Earl nunca levanta a voz enquanto rima. A sua juventude – 19 anos – sente-se no tom da mesma. Só que as palavras saem-lhe como se andasse a fazer isto praticamente desde que nasceu. Chega mesmo a comparar-se aos Mobb Deep de 1996. Engane-se quem pense que a quantidade de inalações de substâncias ervanárias a que faz referência poderiam colocá-lo ao nível mais pop de um Wiz Khalifa, nem sequer a vida de luxo de um Curren$y, ou a paródia de uns Main Attraktionz. ”Doris” é bastante esparso em refrões. É um disco de palavras, não de slogans. É a vida pelos olhos de Thebe Kgositsile, adolescente que passou os últimos 12 anos a ter saudades do pai ausente, que sabe as expectativas que recaem sobre si, mas que no fundo sabe que os seus melhores momentos são aqueles que passa com os seus amigos. Os seus versos são pronunciados de uma maneira que parece, simultaneamente, rápida e pausada. Mérito para a forma como enuncia as palavras, dando a entender perfeitamente que é um virtuoso pelo modo como encadeia pensamentos em rimas imaginativas, mas sem entrar em exibicionismos desnecessários. Claro que haverá músicas, como “Hive”, “Chum” ou “Whoa” que, por terem ganchos, serão mais propensas a atraír fãs casuais. Só que, sinceramente, ”Doris” não merece ser julgado pelo seu lado mais ”catchy”, e sim após várias audições de uma penada. Afinal de contas, até nem é um disco comprido.

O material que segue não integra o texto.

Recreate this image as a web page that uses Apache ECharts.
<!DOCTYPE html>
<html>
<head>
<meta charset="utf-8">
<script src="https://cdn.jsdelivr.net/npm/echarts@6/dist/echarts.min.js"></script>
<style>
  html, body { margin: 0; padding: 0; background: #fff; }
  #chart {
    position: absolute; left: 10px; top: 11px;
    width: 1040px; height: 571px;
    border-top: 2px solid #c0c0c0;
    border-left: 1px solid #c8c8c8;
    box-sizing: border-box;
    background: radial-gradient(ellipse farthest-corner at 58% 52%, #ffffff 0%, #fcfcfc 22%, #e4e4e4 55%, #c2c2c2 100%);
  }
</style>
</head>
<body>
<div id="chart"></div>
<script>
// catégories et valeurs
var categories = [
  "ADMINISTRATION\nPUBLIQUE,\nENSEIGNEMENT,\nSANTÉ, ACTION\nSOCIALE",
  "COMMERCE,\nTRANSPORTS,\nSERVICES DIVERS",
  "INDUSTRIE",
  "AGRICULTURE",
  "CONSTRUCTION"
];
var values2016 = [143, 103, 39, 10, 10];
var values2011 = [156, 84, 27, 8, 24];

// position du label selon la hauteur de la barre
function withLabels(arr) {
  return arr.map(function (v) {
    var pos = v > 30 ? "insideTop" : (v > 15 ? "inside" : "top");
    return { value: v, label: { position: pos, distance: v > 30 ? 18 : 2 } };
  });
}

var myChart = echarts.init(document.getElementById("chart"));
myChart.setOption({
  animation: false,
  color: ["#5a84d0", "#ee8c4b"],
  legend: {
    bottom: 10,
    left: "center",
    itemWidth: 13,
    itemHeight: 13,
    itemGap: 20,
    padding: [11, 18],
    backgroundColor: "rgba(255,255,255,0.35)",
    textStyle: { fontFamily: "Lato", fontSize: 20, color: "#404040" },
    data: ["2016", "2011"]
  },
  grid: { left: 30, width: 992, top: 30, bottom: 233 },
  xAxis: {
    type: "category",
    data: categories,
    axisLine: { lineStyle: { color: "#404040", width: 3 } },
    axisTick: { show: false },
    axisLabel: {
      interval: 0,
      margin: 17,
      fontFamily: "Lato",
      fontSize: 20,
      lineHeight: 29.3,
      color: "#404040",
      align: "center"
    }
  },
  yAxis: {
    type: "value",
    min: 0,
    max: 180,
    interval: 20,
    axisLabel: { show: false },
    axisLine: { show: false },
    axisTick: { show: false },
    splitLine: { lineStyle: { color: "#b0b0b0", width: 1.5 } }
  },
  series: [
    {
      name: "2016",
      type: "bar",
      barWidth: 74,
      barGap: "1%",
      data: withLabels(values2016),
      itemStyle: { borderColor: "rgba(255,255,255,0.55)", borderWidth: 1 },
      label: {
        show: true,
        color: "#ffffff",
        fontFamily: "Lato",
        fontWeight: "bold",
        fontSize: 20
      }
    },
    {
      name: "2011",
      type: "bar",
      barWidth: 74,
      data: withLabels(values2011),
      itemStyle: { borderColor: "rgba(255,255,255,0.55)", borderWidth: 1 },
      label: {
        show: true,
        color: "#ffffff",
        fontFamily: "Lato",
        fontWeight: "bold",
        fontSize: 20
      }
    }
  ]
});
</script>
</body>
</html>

Earl usa o pseudónimo randomblackdude para produzir a maioria das músicas, embora, excepção feita a “Burgundy”, produção dos Neptunes, ”Doris” seja sobretudo composto por beats, baterias, baixos, pianos e orgãos que encaixam perfeitamente no tom de voz de Earl, e no que já foi dito sobre o ambiente geral do disco. Figura ímpar no hiphop circa-2013, Earl Sweatshirt terá que saber lidar com as expectativas futuras que a sua estreia numa grande editora cria. Numa altura em que o género está repleto de figuras carismáticas como A$AP Rocky, Danny Brown, Death Grips ou Kendrick Lamar, Earl conquista aqui um lugar de pleno direito graças ao seu talento de escritor e declamador de rimas. Precisam de mais uma comparação? Pois aqui vai! Se Bon Iver gravasse “How To Disappear Completely” dos Radiohead em isolamento, se os resultados fossem misturados e recheados de efeitos por Burial e Kode9, e tudo isto se transformasse magicamente num disco hiphop, esse disco seria ”Doris”. Um disco que absorve a atenção e o espírito.